Felipe Carmona também tem dificuldade de definir o estilo da encenação. A maior parte dos eventos que giram em torno dos protagonistas é filmada dentro de uma estética realista através de planos sem tantos traços visuais estilizados. Em determinadas passagens, o cineasta utiliza uma iluminação mais expressiva que passa por uma concepção de realismo a partir de fontes de luz natural, como objetos de iluminação e as cores do anoitecer. Em outras cenas, o diretor de fotografia Mauro Veloso intensifica a estilização e preenche os quadros com planos menos tradicionais e cores quase fantasiosas. Alguns elogios podem ser feitos por parte do público em relação às escolhas da fotografia para essas sequências em que Navarrete vai a um show ou uma lembrança é narrada a partir do estilo do cinema mudo. Contudo, são comentários que abordam a beleza isolada de cada momento e não sua integração a uma ideia geral da encenação. Como cada opção visual contribui para a construção da trama é uma pergunta que o próprio filme parece hesitante de como responder sem parecer desconexo.

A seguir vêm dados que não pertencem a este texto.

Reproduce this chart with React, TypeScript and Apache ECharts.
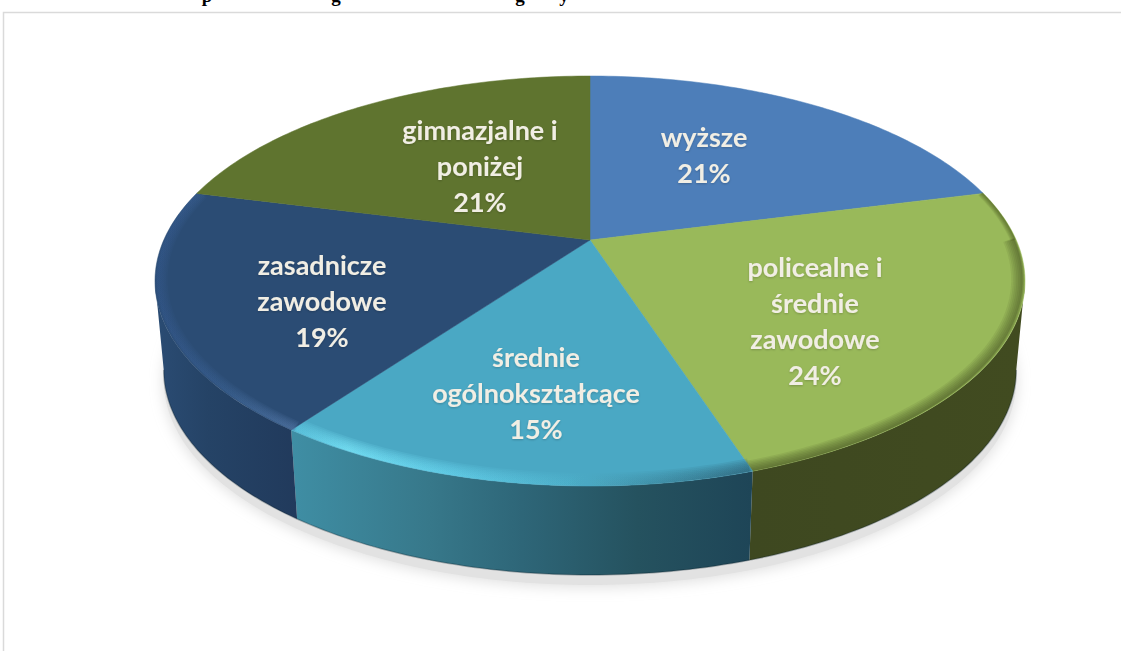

Prisão nos Andes” tem o mérito de direcionar o olhar para um cenário nem sempre contemplado para o cinema que representa a ditaduras latinoamericanas e propor reflexões. Dentre elas, podemos perceber que a obra questiona até que ponto a redemocratização significa a ruptura imediata com as práticas antidemocráticas anteriores. Além disso, pensa sobre os impactos que anos de autoritarismo podem deixar sobre as relações sociais e o futuro de um país. Felipe Carmona passeia por esses temas colocando em primeiro plano a mobilização da sociedade civil pela garantia dos direitos humanos e pressões pela responsabilização de crimes contra a humanidade. Para tanto, ele se debruça sobre a caracterização dos militares e enfrenta um dilema complexo. Como representá-los sem torná-los monstros fora da realidade histórica a que pertencem ou humanizá-los no nível da banalização das atrocidades cometidas? Este é mais um aspecto comprometido pela falta de um foco preciso, que termina com uma cena de refeição que enfraquece o que vinha sendo desenvolvido até então por conta da imagem de figuras inumanas desvinculadas de problemas sociais do passado e do presente.